__Given records__.
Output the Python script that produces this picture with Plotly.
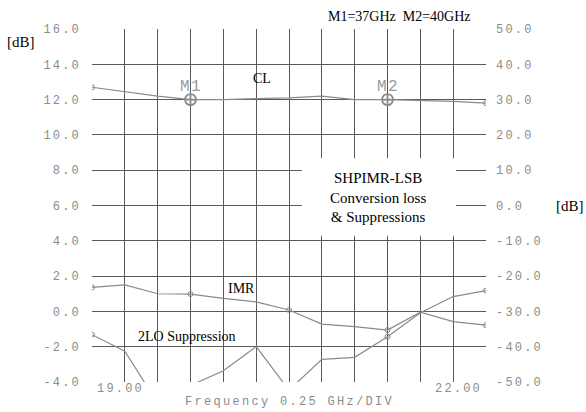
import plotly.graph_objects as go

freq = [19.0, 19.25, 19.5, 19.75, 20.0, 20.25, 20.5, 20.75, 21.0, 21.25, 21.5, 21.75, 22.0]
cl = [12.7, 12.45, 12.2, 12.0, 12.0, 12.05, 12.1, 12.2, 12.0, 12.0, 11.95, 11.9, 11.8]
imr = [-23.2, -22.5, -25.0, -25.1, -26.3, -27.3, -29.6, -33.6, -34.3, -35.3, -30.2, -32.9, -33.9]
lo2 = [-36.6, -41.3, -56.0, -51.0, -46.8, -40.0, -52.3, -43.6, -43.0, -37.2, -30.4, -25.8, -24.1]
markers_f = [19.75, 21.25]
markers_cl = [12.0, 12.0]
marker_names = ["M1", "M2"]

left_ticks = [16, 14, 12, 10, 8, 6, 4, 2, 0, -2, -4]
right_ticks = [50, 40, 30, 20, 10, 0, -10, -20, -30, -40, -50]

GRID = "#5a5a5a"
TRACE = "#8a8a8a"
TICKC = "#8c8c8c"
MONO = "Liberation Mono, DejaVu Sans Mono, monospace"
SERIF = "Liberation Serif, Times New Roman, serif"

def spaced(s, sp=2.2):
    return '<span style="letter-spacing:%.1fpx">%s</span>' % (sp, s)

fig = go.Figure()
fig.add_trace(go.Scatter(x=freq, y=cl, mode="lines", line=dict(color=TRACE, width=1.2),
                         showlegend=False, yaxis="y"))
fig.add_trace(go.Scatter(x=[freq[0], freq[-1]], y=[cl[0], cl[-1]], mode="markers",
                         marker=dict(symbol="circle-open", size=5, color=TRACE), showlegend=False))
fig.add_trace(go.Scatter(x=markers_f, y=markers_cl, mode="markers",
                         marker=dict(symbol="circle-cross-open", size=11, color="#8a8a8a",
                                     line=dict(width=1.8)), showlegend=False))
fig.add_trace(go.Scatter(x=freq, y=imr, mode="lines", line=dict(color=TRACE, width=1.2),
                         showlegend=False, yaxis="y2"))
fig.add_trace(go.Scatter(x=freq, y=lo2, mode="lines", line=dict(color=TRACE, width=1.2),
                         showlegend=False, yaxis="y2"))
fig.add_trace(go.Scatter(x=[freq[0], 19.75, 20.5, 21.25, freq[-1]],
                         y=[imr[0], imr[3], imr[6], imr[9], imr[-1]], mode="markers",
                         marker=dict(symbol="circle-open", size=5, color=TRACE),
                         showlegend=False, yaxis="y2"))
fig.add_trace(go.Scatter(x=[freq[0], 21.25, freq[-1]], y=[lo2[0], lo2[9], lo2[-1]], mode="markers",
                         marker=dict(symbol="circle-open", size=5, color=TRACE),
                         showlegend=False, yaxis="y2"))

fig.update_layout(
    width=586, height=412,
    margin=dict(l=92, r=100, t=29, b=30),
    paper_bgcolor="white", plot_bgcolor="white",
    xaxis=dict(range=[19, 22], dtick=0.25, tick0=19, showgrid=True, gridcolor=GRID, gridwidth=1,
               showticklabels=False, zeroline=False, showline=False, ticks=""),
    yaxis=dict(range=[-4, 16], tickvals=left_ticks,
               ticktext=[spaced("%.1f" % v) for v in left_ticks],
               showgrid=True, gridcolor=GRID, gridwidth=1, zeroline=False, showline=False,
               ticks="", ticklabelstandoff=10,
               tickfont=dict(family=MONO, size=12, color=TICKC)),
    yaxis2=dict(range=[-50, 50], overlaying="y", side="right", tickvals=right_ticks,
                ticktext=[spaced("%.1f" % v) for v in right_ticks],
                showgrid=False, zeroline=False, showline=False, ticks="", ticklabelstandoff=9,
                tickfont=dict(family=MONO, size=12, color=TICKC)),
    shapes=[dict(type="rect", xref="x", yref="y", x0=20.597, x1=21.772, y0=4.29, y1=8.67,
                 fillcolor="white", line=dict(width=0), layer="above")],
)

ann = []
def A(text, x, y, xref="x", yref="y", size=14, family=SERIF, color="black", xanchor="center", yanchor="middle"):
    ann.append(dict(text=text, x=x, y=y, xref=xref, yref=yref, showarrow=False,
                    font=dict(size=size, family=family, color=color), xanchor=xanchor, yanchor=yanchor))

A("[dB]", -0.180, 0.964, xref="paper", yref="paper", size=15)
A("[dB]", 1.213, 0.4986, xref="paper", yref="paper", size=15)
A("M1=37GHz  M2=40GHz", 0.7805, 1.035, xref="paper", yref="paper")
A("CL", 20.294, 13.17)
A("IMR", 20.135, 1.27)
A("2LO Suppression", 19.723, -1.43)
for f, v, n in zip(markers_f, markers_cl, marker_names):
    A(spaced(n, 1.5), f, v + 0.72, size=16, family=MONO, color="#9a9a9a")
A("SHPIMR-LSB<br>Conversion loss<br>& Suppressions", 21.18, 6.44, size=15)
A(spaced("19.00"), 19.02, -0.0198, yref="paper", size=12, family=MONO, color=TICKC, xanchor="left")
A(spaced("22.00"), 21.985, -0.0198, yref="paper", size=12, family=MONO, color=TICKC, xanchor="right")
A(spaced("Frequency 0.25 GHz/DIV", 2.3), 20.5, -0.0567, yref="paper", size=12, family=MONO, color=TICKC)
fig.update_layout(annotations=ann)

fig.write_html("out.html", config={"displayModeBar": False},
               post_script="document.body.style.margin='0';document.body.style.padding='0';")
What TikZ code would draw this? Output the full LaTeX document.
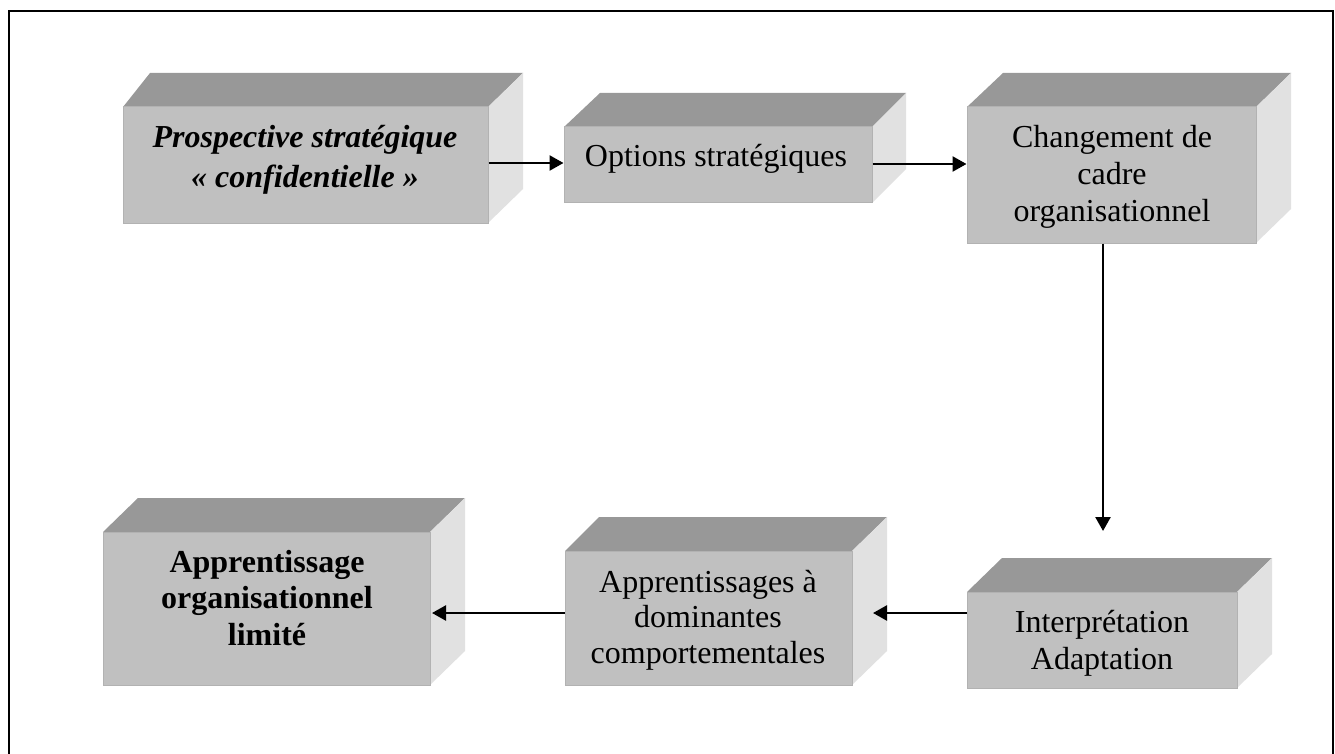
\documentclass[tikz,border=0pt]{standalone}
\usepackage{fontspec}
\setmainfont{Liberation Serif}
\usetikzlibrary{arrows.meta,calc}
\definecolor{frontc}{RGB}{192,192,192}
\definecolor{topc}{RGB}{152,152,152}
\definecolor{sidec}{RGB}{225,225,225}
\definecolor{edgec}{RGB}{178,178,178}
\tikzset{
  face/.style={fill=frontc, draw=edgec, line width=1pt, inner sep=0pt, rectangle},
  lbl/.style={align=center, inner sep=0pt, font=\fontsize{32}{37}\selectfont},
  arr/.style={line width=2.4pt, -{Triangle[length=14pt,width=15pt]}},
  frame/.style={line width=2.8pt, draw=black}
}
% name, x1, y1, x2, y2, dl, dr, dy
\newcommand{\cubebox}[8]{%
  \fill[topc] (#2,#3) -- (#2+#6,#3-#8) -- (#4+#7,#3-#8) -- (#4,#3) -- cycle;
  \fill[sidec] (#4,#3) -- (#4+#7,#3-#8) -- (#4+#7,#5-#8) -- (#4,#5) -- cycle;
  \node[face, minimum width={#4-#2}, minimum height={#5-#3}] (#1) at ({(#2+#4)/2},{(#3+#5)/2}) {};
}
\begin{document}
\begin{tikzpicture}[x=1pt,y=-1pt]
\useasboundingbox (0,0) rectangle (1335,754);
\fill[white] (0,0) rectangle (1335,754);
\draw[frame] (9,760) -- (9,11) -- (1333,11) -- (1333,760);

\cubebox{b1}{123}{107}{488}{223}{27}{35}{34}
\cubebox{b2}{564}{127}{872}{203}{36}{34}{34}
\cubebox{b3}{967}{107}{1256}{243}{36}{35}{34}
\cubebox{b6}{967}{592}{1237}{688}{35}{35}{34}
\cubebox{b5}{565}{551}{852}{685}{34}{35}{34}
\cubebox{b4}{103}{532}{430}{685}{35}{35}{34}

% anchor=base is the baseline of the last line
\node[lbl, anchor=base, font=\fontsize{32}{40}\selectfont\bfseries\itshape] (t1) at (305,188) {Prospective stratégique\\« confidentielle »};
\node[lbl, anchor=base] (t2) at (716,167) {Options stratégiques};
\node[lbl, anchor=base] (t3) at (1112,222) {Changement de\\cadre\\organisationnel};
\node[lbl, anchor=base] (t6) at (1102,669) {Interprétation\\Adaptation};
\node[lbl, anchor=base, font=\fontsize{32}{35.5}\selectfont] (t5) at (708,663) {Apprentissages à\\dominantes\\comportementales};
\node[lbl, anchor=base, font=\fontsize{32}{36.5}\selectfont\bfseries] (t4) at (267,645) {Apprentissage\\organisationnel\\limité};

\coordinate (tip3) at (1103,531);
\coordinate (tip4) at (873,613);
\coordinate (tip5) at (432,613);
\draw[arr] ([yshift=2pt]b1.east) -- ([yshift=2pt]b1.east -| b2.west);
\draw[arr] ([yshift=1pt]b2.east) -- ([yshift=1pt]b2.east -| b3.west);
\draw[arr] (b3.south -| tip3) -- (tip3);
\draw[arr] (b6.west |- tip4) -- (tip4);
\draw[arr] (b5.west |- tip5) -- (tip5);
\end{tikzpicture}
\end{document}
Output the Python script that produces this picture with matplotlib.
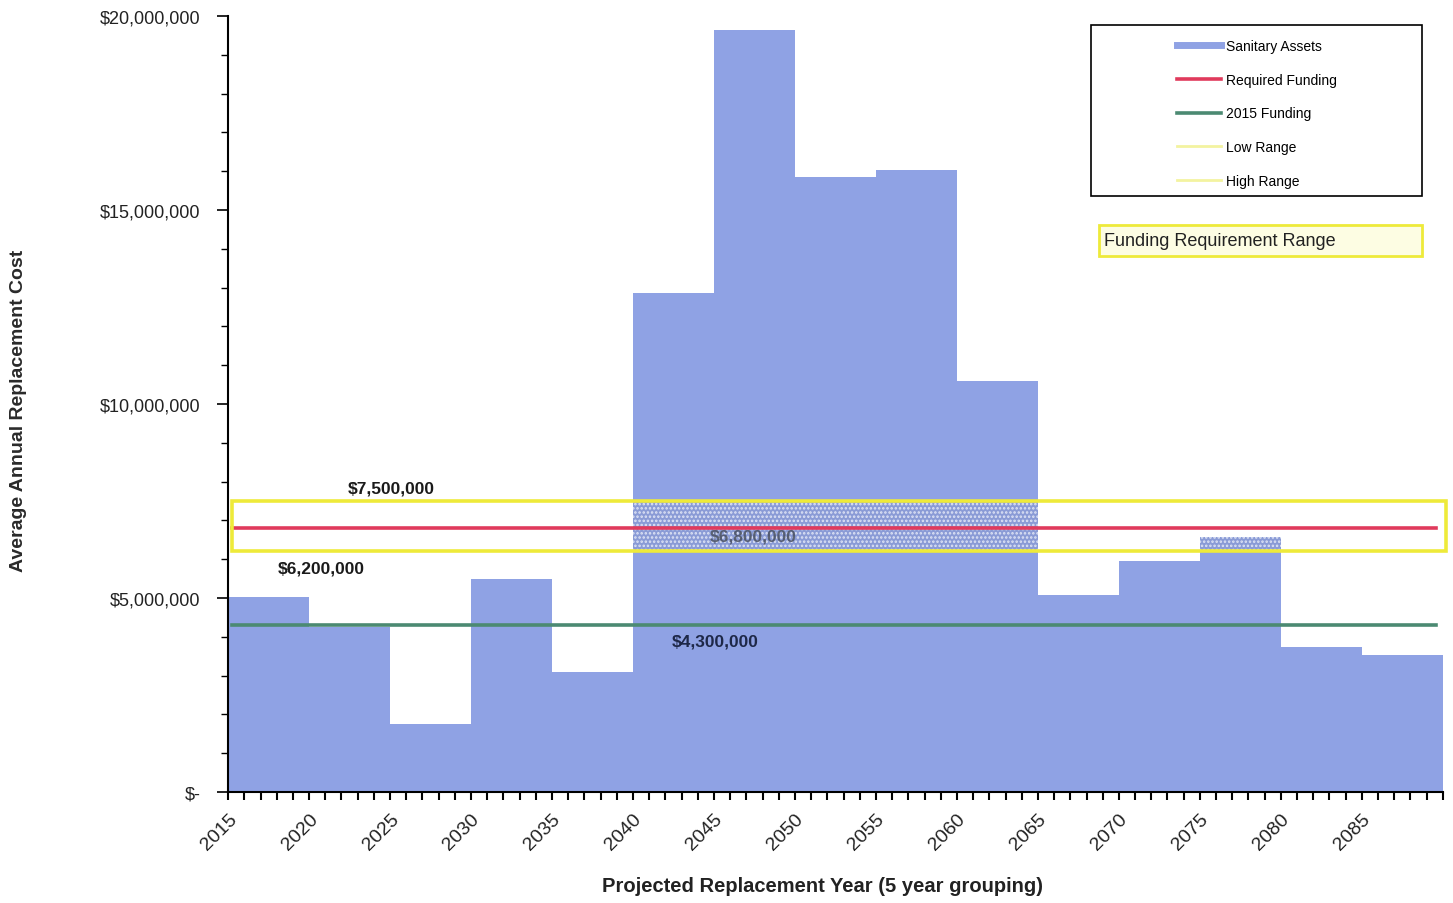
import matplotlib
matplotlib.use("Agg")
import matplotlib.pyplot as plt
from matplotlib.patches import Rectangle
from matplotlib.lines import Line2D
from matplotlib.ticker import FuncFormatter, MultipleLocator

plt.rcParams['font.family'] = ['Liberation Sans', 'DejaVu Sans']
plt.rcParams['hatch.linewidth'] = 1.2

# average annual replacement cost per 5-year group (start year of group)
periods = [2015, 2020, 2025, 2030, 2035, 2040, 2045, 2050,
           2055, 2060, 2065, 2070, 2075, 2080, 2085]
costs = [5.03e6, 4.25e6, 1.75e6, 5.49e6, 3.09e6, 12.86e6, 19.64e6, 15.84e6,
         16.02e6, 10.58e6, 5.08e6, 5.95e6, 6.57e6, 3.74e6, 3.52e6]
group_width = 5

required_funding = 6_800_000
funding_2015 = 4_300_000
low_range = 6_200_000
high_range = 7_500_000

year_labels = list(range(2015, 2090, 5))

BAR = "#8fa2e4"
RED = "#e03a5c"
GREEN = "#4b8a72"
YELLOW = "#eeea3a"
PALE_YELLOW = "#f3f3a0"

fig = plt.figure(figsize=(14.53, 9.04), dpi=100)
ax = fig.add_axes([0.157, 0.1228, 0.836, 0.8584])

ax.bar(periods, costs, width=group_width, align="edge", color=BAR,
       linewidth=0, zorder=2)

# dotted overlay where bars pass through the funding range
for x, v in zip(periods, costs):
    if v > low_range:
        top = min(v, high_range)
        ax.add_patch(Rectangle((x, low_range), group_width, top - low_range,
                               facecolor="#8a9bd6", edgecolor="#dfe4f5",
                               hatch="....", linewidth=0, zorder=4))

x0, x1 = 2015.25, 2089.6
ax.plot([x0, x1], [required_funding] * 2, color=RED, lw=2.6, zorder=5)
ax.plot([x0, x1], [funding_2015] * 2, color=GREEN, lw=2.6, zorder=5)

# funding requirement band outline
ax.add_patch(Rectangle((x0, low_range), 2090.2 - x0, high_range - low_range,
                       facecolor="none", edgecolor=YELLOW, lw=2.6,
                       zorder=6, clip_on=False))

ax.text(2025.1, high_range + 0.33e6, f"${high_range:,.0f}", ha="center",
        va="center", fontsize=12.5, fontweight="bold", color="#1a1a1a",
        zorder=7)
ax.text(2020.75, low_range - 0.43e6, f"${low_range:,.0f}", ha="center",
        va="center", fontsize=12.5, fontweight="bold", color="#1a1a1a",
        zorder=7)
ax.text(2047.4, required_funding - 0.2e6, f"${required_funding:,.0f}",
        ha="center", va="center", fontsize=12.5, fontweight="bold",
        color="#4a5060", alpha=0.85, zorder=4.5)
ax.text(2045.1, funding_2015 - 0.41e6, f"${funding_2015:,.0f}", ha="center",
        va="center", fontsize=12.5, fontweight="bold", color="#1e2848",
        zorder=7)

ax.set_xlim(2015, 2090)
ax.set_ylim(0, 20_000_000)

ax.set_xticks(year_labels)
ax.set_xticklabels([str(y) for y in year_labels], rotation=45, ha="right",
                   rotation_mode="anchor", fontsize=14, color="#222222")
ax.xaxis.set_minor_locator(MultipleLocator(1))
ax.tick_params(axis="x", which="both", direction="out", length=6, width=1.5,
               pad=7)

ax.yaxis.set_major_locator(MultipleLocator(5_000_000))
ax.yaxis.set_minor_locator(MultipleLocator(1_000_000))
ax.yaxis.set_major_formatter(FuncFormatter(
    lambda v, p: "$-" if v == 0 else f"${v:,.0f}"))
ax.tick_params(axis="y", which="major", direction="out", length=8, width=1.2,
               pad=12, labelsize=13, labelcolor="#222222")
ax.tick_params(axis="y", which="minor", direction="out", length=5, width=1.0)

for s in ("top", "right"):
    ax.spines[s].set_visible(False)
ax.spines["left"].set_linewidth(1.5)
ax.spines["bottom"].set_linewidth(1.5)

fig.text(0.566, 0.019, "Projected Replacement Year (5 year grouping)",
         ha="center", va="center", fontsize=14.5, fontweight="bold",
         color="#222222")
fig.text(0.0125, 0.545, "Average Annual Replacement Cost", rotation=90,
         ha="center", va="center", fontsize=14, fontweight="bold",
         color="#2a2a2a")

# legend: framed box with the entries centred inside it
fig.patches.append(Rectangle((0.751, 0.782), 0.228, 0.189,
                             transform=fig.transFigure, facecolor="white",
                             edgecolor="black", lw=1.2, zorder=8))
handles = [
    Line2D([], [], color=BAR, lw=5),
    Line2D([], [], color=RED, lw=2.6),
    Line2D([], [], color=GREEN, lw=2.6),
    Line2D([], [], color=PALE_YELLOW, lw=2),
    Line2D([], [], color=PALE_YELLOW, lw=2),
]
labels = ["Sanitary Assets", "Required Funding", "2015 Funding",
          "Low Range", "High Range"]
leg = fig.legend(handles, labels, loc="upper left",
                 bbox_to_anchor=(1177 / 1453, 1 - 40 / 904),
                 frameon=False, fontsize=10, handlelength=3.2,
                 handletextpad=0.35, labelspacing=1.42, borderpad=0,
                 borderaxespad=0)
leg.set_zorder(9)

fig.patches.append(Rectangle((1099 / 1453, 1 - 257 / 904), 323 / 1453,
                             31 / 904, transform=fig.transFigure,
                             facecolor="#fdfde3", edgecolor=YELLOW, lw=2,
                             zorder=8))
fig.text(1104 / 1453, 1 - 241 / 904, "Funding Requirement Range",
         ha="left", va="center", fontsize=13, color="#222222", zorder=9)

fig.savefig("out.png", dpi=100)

__Work to complete__. Quote word for word only the lines above from the one containing "picture with matplotlib." through the one containing "linewidth=0, zorder=2)". Pictures stay out of your copy.

__Answer__.
Output the Python script that produces this picture with matplotlib.
import matplotlib
matplotlib.use("Agg")
import matplotlib.pyplot as plt
from matplotlib.patches import Rectangle
from matplotlib.lines import Line2D
from matplotlib.ticker import FuncFormatter, MultipleLocator

plt.rcParams['font.family'] = ['Liberation Sans', 'DejaVu Sans']
plt.rcParams['hatch.linewidth'] = 1.2

# average annual replacement cost per 5-year group (start year of group)
periods = [2015, 2020, 2025, 2030, 2035, 2040, 2045, 2050,
           2055, 2060, 2065, 2070, 2075, 2080, 2085]
costs = [5.03e6, 4.25e6, 1.75e6, 5.49e6, 3.09e6, 12.86e6, 19.64e6, 15.84e6,
         16.02e6, 10.58e6, 5.08e6, 5.95e6, 6.57e6, 3.74e6, 3.52e6]
group_width = 5

required_funding = 6_800_000
funding_2015 = 4_300_000
low_range = 6_200_000
high_range = 7_500_000

year_labels = list(range(2015, 2090, 5))

BAR = "#8fa2e4"
RED = "#e03a5c"
GREEN = "#4b8a72"
YELLOW = "#eeea3a"
PALE_YELLOW = "#f3f3a0"

fig = plt.figure(figsize=(14.53, 9.04), dpi=100)
ax = fig.add_axes([0.157, 0.1228, 0.836, 0.8584])

ax.bar(periods, costs, width=group_width, align="edge", color=BAR,
       linewidth=0, zorder=2)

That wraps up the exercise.